June 30, 2010
I cannot begin to count how many times I’ve heard “Don’t spread yourself too thin” - this weekend was no exception. My best friend got married; there were a great deal of problems at her wedding reception that had to be dealt: my husband and I took on the challenges.
Even in my 2nd trimester, I took on the task of making my best friend’s wedding as perfect as possible. After the busy weekend, I was telling this story to a friend and she said “Janel, you spread yourself way too thin.” So I started to question: Am I putting myself in harms way by doing something for others? Am I sacrificing something about my life in order to make someone else happy? Was I losing something so that someone else could gain something? That night I read a quote from St. Augustine: “Find out how much God has given you and from it take what you need; the remainder is needed by others.

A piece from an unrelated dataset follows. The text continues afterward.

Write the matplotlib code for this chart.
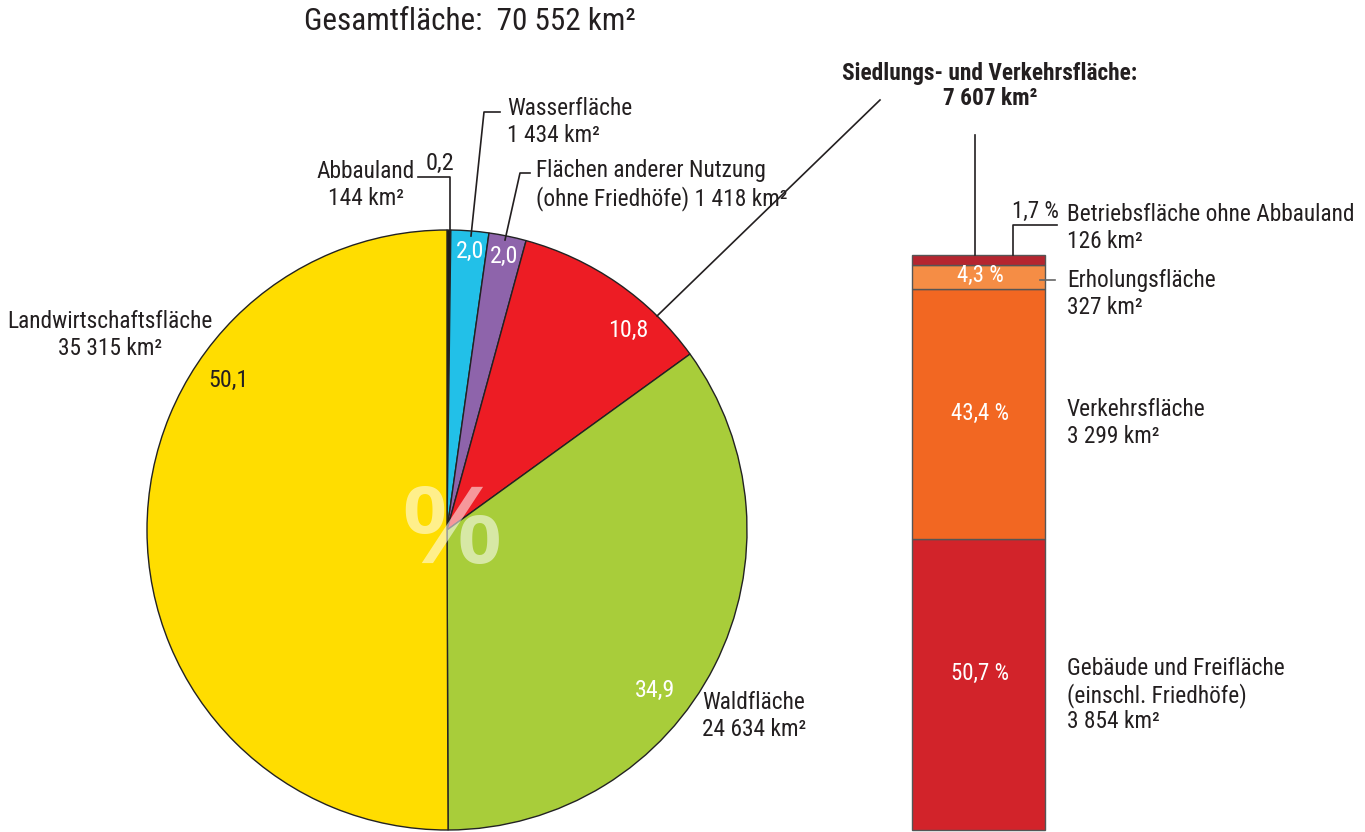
import matplotlib
matplotlib.use('Agg')
import matplotlib.pyplot as plt

plt.rcParams['font.family'] = ['Liberation Sans Narrow', 'Roboto Condensed', 'Arial Narrow',
                               'Liberation Sans', 'DejaVu Sans']

W, H = 1365, 832

# pie data (km²), clockwise from top
pie_labels = ['Abbauland', 'Wasserfläche', 'Flächen anderer Nutzung', 'Siedlungs- und Verkehrsfläche',
              'Waldfläche', 'Landwirtschaftsfläche']
pie_km2 = [144, 1434, 1418, 7607, 24634, 35315]
pie_colors = ['#1d1d1b', '#22c0e8', '#8e64ab', '#ed1c24', '#a8cd3a', '#ffdd00']

# stacked bar data (km²), bottom to top
bar_labels = ['Gebäude und Freifläche', 'Verkehrsfläche', 'Erholungsfläche', 'Betriebsfläche ohne Abbauland']
bar_km2 = [3854, 3299, 327, 126]
bar_colors = ['#d2232a', '#f26722', '#f58d45', '#b5252f']


def Y(p):
    return H - p


def pct(v, total):
    return f'{v / total * 100:.1f}'.replace('.', ',')


fig = plt.figure(figsize=(W / 100, H / 100), dpi=100)
ax = fig.add_axes([0, 0, 1, 1])

total = sum(pie_km2)
ax.pie(pie_km2, colors=pie_colors, startangle=90, counterclock=False,
       center=(447, Y(530)), radius=300,
       wedgeprops=dict(edgecolor='#222222', linewidth=1.0))

# stacked bar
bar_total = sum(bar_km2)
scale = 575 / bar_total
bottom = Y(830)
for v, c in zip(bar_km2, bar_colors):
    ax.bar(978.5, v * scale, bottom=bottom, width=133, color=c, edgecolor='#555555', linewidth=1.0)
    bottom += v * scale

ax.set_xlim(0, W)
ax.set_ylim(0, H)
ax.set_aspect('equal')
ax.axis('off')

fs = 16.8
ls = 1.2
tc = '#231f20'

# big percent sign
ax.text(452, Y(534), '%', fontsize=80, color='white', alpha=0.55, ha='center', va='center',
        fontweight='bold', family=['Liberation Sans', 'DejaVu Sans'])

# title
ax.text(470, Y(22), 'Gesamtfläche:  70 552 km²', fontsize=22.5, color=tc, ha='center', va='center')

# pie labels
ax.text(366, Y(185), f'{pie_labels[0]}\n{pie_km2[0]} km²', fontsize=fs, color=tc, ha='center', va='center', linespacing=ls)
ax.text(440, Y(163), pct(pie_km2[0], total), fontsize=17.5, color=tc, ha='center', va='center')
ax.text(507, Y(122), 'Wasserfläche\n1 434 km²', fontsize=fs, color=tc, ha='left', va='center', linespacing=ls)
ax.text(536, Y(185), 'Flächen anderer Nutzung\n(ohne Friedhöfe) 1 418 km²', fontsize=fs, color=tc,
        ha='left', va='center', linespacing=ls)
ax.text(110, Y(335), 'Landwirtschaftsfläche\n35 315 km²', fontsize=fs, color=tc, ha='center', va='center', linespacing=ls)
ax.text(754, Y(716), 'Waldfläche\n24 634 km²', fontsize=fs, color=tc, ha='center', va='center', linespacing=ls)
ax.text(990, Y(86), 'Siedlungs- und Verkehrsfläche:\n7 607 km²', fontsize=16.8, color=tc, ha='center', va='center',
        fontweight='bold', linespacing=1.15)

# values inside the pie
pfs = 17.3
ax.text(228, Y(380), pct(pie_km2[5], total), fontsize=pfs, color=tc, ha='center', va='center')
ax.text(655, Y(690), pct(pie_km2[4], total), fontsize=pfs, color='white', ha='center', va='center')
ax.text(628, Y(330), pct(pie_km2[3], total), fontsize=pfs, color='white', ha='center', va='center')
ax.text(470, Y(251), pct(pie_km2[1], total), fontsize=pfs, color='white', ha='center', va='center')
ax.text(504, Y(256), pct(pie_km2[2], total), fontsize=pfs, color='white', ha='center', va='center')

# leader lines
lw = 1.2
ax.plot([418, 450, 450], [Y(177), Y(177), Y(232)], color=tc, lw=lw)
ax.plot([500, 484, 471], [Y(112), Y(112), Y(236)], color=tc, lw=lw)
ax.plot([530, 520, 505], [Y(173), Y(173), Y(240)], color=tc, lw=lw)
ax.plot([657, 880], [Y(316), Y(100)], color=tc, lw=lw)
ax.plot([975, 975], [Y(135), Y(255)], color=tc, lw=lw)
ax.plot([1057, 1013, 1013], [Y(225), Y(225), Y(255)], color=tc, lw=lw)
ax.plot([1040, 1055], [Y(280), Y(280)], color='#666666', lw=lw)

# bar labels
bfs = 16.5
ax.text(980, Y(673), pct(bar_km2[0], bar_total) + ' %', fontsize=bfs, color='white', ha='center', va='center')
ax.text(980, Y(413), pct(bar_km2[1], bar_total) + ' %', fontsize=bfs, color='white', ha='center', va='center')
ax.text(980, Y(275), pct(bar_km2[2], bar_total) + ' %', fontsize=bfs, color='white', ha='center', va='center')
ax.text(1035, Y(211), pct(bar_km2[3], bar_total) + ' %', fontsize=bfs, color=tc, ha='center', va='center')

ax.text(1067, Y(228), 'Betriebsfläche ohne Abbauland\n126 km²', fontsize=fs, color=tc, ha='left', va='center', linespacing=ls)
ax.text(1067, Y(294), 'Erholungsfläche\n327 km²', fontsize=fs, color=tc, ha='left', va='center', linespacing=ls)
ax.text(1067, Y(423), 'Verkehrsfläche\n3 299 km²', fontsize=fs, color=tc, ha='left', va='center', linespacing=ls)
ax.text(1067, Y(695), 'Gebäude und Freifläche\n(einschl. Friedhöfe)\n3 854 km²', fontsize=fs, color=tc,
        ha='left', va='center', linespacing=1.12)

fig.savefig('out.png', dpi=100)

We spend our whole lives trying to figure out how much God has given us, how much we need, how much we can give and we test those limits. I know I do. It’s tough to say no to someone in need. But there are situations in life when we need to evaluate the pros and cons of our giving. I think we forget to prioritize. But it’s ok to put your needs first; it’s ok to say no.
I have been asked to teach Sunday school again next year. I love teaching it, I love my students and I love learning from my students. When one of my students said “Mrs. Peyton, I’m so exited that you’ll be my teacher next year”, this time my response had to be “Oh no, I’m so sorry, I’m not teaching next year because I have to take care of my new baby.” It broke my heart to see the disappointment in her eyes. It was crushing. But I knew I was making the right decision for my family. Was it easy? Not at all. I still get a sinking feeling in my heart when I think about it. But I have to prioritize my giving: we are finite and so are our gifts. The best decisions for us are rarely the easiest.
St. Augustine didn’t specify who the remainder needs to go to. He just says “others.” So who are the others in your life that really matter? I’m guilty of wanting to say yes to everyone – to over commit; it’s a lesson I’m still learning. I forget to prioritize and there can be harsh consequences for that.
Should I have been running around 5 months pregnant re-organizing and fixing problems at a wedding last weekend? In retrospect, probably not. I could have asked for help. Which is probably why I still hear “Don’t spread yourself too thin.” Hopefully with time, work and a lot of prayer, I can gain the strength to say no at important times in my life. I hope you can too.